The inhabitants of this world reinforce this bleak existence. They seem to live very limited lives. They are always minding their store or standing on their street corner, no matter the time of day or the weather. It is somewhat perplexing to see a NPC standing in the middle of nowhere in a raging sandstorm and having that character react to you as if it was a mild and sunny day.
But these are relatively minor annoyances forced by game mechanics and can be forgiven. Some day technology will allow games to present more dynamic and alive worlds. In the meantime, if you think you can make an RPG that circumvents these game conventions, Morrowind ships with a completely functional game editor. Using the game engine and the editor, budding game developers could create an entire new game with new graphics, new quests, and new inhabitants. The recent trend of shipping editors with games intrigues me and I hope it becomes standard practice.
The Elder Scrolls III: Morrowind is rated Teen (T) by the ESRB, which I find to be slightly harsh. The violence in the game is very mild, especially when compared to any modern first person shooter. My guess is that because the battles mostly involve humanoid characters the ESRB gave it a relatively high rating. The reality is that, because of all the reading, only teens and above would be able to play the game anyway.
All things considered, Morrowind is a very good RPG, one of the best of the genre right now. The game world is huge and players can immerse themselves into a fantasy universe of magic and chivalrous swordplay to their heart’s content. Playing all of the possible quests and interacting will all of the various characters of this world would take most players well past Labor Day.

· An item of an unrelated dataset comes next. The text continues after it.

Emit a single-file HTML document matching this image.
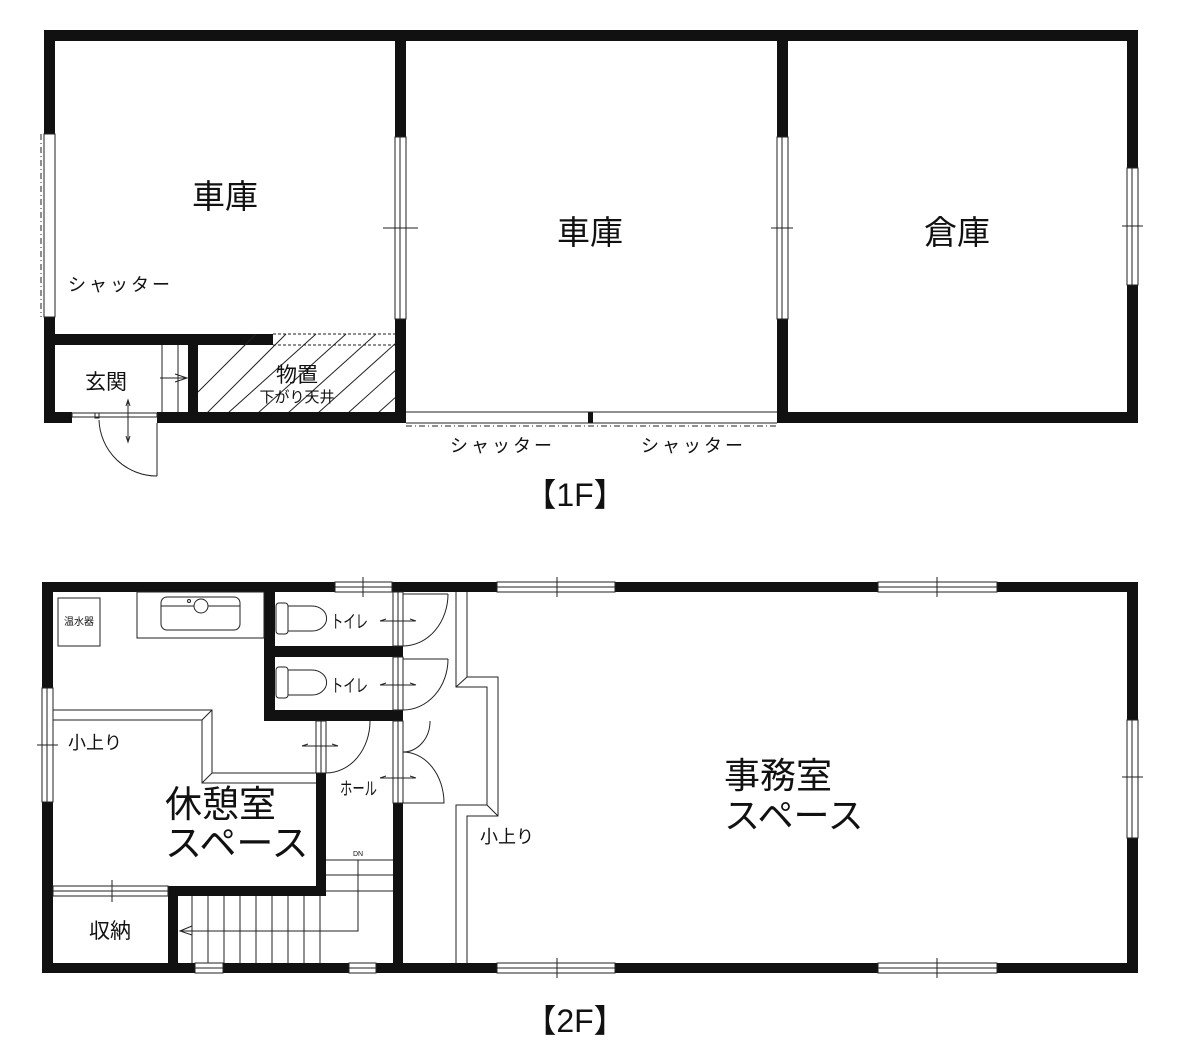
<!DOCTYPE html>
<html><head><meta charset="utf-8"><style>
html,body{margin:0;padding:0;background:#fff}
svg{display:block}
text{font-family:"Liberation Sans","Noto Sans CJK JP",sans-serif;fill:#111}
</style></head><body>
<svg width="1181" height="1063" viewBox="0 0 1181 1063" xmlns="http://www.w3.org/2000/svg">
<defs>
<clipPath id="hc"><rect x="198" y="334" width="197" height="78"/></clipPath>
</defs>
<g fill="#111">
<rect x="44" y="30" width="1094" height="11"/>
<rect x="44" y="30" width="11" height="104"/>
<rect x="44" y="317" width="11" height="106"/>
<rect x="1127" y="30" width="11" height="138"/>
<rect x="1127" y="285" width="11" height="138"/>
<rect x="395" y="30" width="11" height="107"/>
<rect x="395" y="319" width="11" height="104"/>
<rect x="777" y="30" width="11" height="107"/>
<rect x="777" y="319" width="11" height="104"/>
<rect x="777" y="412" width="361" height="11"/>
<rect x="44" y="334" width="229" height="11"/>
<rect x="44" y="412" width="28" height="11"/>
<rect x="157" y="412" width="249" height="11"/>
<rect x="188" y="345" width="10" height="67"/>
<rect x="588" y="412" width="5" height="11"/>
</g>
<g fill="none" stroke="#222" stroke-width="1">
<rect x="44" y="134" width="11" height="183"/>
<line x1="41" y1="134" x2="41" y2="317" stroke-dasharray="6,3,1,3"/>
<rect x="395" y="137" width="11" height="182"/><line x1="400" y1="137" x2="400" y2="319"/>
<line x1="383" y1="228" x2="418" y2="228"/>
<rect x="777" y="137" width="11" height="182"/><line x1="782" y1="137" x2="782" y2="319"/>
<line x1="771" y1="228" x2="793" y2="228"/>
<rect x="1127" y="168" width="11" height="117"/><line x1="1132" y1="168" x2="1132" y2="285"/>
<line x1="1122" y1="226" x2="1143" y2="226"/>
<line x1="406" y1="412" x2="777" y2="412"/>
<line x1="406" y1="423" x2="777" y2="423"/>
<line x1="406" y1="426" x2="777" y2="426" stroke-dasharray="6,3,1,3"/>
<line x1="273" y1="334" x2="395" y2="334" stroke-dasharray="3,2"/>
<line x1="273" y1="345" x2="395" y2="345" stroke-dasharray="3,2"/>
<g clip-path="url(#hc)">
<path d="M198,392 L256,334 M198,422 L286,334 M218,422 L316,334 M248,422 L346,334 M278,422 L376,334 M308,422 L406,334 M338,422 L436,334 M368,422 L466,334"/>
</g>
<line x1="162" y1="345" x2="162" y2="412"/><line x1="178" y1="345" x2="178" y2="412"/>
<path d="M160,378 H187 M175,374 L187,378 L175,382"/>
<rect x="72" y="413" width="85" height="4"/>
<rect x="95" y="413" width="4" height="5"/>
<line x1="157" y1="423" x2="157" y2="476"/>
<path d="M99,420 A58,58 0 0 0 157,476"/>
<path d="M128,402 V440 M126,406 L128,400 L130,406 M126,436 L128,442 L130,436"/>
</g>
<text x="225" y="208" font-size="33" text-anchor="middle">車庫</text>
<text x="590" y="244" font-size="33" text-anchor="middle">車庫</text>
<text x="957" y="244" font-size="33" text-anchor="middle">倉庫</text>
<text x="68" y="291" font-size="18" textLength="102">シャッター</text>
<text x="106" y="389" font-size="21" text-anchor="middle">玄関</text>
<text x="297" y="382" font-size="21" text-anchor="middle">物置</text>
<text x="297" y="402" font-size="15" text-anchor="middle">下がり天井</text>
<text x="450" y="452" font-size="18" textLength="102">シャッター</text>
<text x="641" y="452" font-size="18" textLength="102">シャッター</text>
<text x="575" y="506" font-size="32" text-anchor="middle">【1F】</text>

<g fill="#111">
<rect x="42" y="582" width="293" height="10"/>
<rect x="392" y="582" width="105" height="10"/>
<rect x="615" y="582" width="263" height="10"/>
<rect x="997" y="582" width="141" height="10"/>
<rect x="42" y="963" width="153" height="10"/>
<rect x="223" y="963" width="126" height="10"/>
<rect x="376" y="963" width="121" height="10"/>
<rect x="615" y="963" width="263" height="10"/>
<rect x="997" y="963" width="141" height="10"/>
<rect x="42" y="582" width="11" height="106"/>
<rect x="42" y="802" width="11" height="171"/>
<rect x="1127" y="582" width="11" height="138"/>
<rect x="1127" y="838" width="11" height="135"/>
<rect x="393" y="582" width="10" height="10"/>
<rect x="393" y="646" width="10" height="11"/>
<rect x="393" y="710" width="10" height="11"/>
<rect x="393" y="803" width="10" height="170"/>
<rect x="264" y="592" width="11" height="128"/>
<rect x="264" y="646" width="139" height="11"/>
<rect x="264" y="710" width="139" height="11"/>
<rect x="316" y="773" width="10" height="123"/>
<rect x="168" y="886" width="158" height="10"/>
<rect x="168" y="886" width="10" height="87"/>
</g>
<g fill="none" stroke="#222" stroke-width="1">
<rect x="335" y="582" width="57" height="10"/><line x1="335" y1="587" x2="392" y2="587"/><line x1="363" y1="577" x2="363" y2="597"/>
<rect x="497" y="582" width="118" height="10"/><line x1="497" y1="587" x2="615" y2="587"/><line x1="557" y1="577" x2="557" y2="597"/>
<rect x="878" y="582" width="119" height="10"/><line x1="878" y1="587" x2="997" y2="587"/><line x1="937" y1="577" x2="937" y2="597"/>
<rect x="195" y="963" width="28" height="10"/><line x1="195" y1="968" x2="223" y2="968"/>
<rect x="349" y="963" width="27" height="10"/><line x1="349" y1="968" x2="376" y2="968"/>
<rect x="497" y="963" width="118" height="10"/><line x1="497" y1="968" x2="615" y2="968"/><line x1="557" y1="958" x2="557" y2="978"/>
<rect x="878" y="963" width="119" height="10"/><line x1="878" y1="968" x2="997" y2="968"/><line x1="937" y1="958" x2="937" y2="978"/>
<rect x="42" y="688" width="11" height="114"/><line x1="47" y1="688" x2="47" y2="802"/><line x1="37" y1="745" x2="58" y2="745"/>
<rect x="1127" y="720" width="11" height="118"/><line x1="1132" y1="720" x2="1132" y2="838"/><line x1="1122" y1="777" x2="1143" y2="777"/>
<rect x="393" y="592" width="10" height="54"/><line x1="398" y1="592" x2="398" y2="646"/>
<rect x="393" y="657" width="10" height="53"/><line x1="398" y1="657" x2="398" y2="710"/>
<rect x="393" y="721" width="10" height="82"/><line x1="398" y1="721" x2="398" y2="803"/>
<rect x="316" y="721" width="10" height="52"/><line x1="321" y1="721" x2="321" y2="773"/>
<path d="M448,594 A45,52 0 0 1 403,646 M403,594 H448"/>
<path d="M448,659 A45,51 0 0 1 403,710 M403,659 H448"/>
<path d="M430,721 V723 A27,31 0 0 1 403,752"/>
<path d="M403,752 A41,51 0 0 1 444,803 H403"/>
<path d="M370,721 A44,52 0 0 1 326,773"/>
<path d="M380,621 H415 M410,619 L416,621 M386,619 L380,621"/>
<path d="M380,685 H415 M410,683 L416,685 M386,683 L380,685"/>
<path d="M380,778 H415 M410,776 L416,778 M386,776 L380,778"/>
<path d="M302,746 H337 M332,744 L338,746 M308,744 L302,746"/>
<rect x="137" y="592" width="127" height="46"/>
<rect x="161" y="597" width="79" height="33" rx="6"/>
<line x1="161" y1="606" x2="240" y2="606"/>
<circle cx="201" cy="606" r="7" fill="#fff"/>
<circle cx="189" cy="601" r="1.5"/>
<rect x="58" y="598" width="42" height="48"/>
<rect x="276" y="603" width="12" height="31" rx="3"/>
<path d="M288,606 H312 A14,12 0 0 1 312,631 H288"/>
<rect x="276" y="667" width="12" height="31" rx="3"/>
<path d="M288,670 H312 A14,12 0 0 1 312,695 H288"/>
<path d="M53,710 H212 V773 H316"/>
<path d="M53,720 H202 V783 H316"/>
<path d="M202,720 L212,710 M202,783 L212,773"/>
<path d="M467,592 V677 H498 V816 H467 V963"/>
<path d="M456,592 V687 H487 V805 H456 V963"/>
<path d="M456,687 L467,677 M487,805 L498,816"/>
<rect x="53" y="886" width="115" height="10"/><line x1="53" y1="891" x2="168" y2="891"/><line x1="112" y1="880" x2="112" y2="902"/>
<path d="M192,896 V963 M208,896 V963 M224,896 V963 M240,896 V963 M256,896 V963 M272,896 V963 M288,896 V963 M304,896 V963 M320,896 V963"/>
<path d="M326,860 H393 M326,875 H393 M326,891 H393"/>
<path d="M358,860 V931 H180 M192,926 L180,931 L192,935"/>
</g>
<text x="358" y="856" font-size="7" text-anchor="middle">DN</text>
<text x="79" y="625" font-size="10" text-anchor="middle">温水器</text>
<text x="331" y="628" font-size="18" textLength="37" lengthAdjust="spacingAndGlyphs">トイレ</text>
<text x="331" y="692" font-size="18" textLength="37" lengthAdjust="spacingAndGlyphs">トイレ</text>
<text x="340" y="795" font-size="18" textLength="37" lengthAdjust="spacingAndGlyphs">ホール</text>
<text x="95" y="749" font-size="18" text-anchor="middle">小上り</text>
<text x="507" y="843" font-size="18" text-anchor="middle">小上り</text>
<text x="165" y="817" font-size="37">休憩室</text>
<text x="165" y="856" font-size="37">スペース</text>
<text x="110" y="938" font-size="21" text-anchor="middle">収納</text>
<text x="724" y="788" font-size="36">事務室</text>
<text x="724" y="828" font-size="36">スペース</text>
<text x="575" y="1032" font-size="32" text-anchor="middle">【2F】</text>
</svg>
</body></html>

However, Morrowind is not for everyone. This game is best reserved for the hard core RPG fan. The pacing for the game is closer to that of a text adventure and many gamers used to action will get frustrated very quickly. If unhurried, purposeful role-playing is your thing, Morrowind will keep you busy and happy through the summer. This is the epitome of a niche game so you have to ask yourself if you are fan of that niche. If you are, then you have found the game that fills it.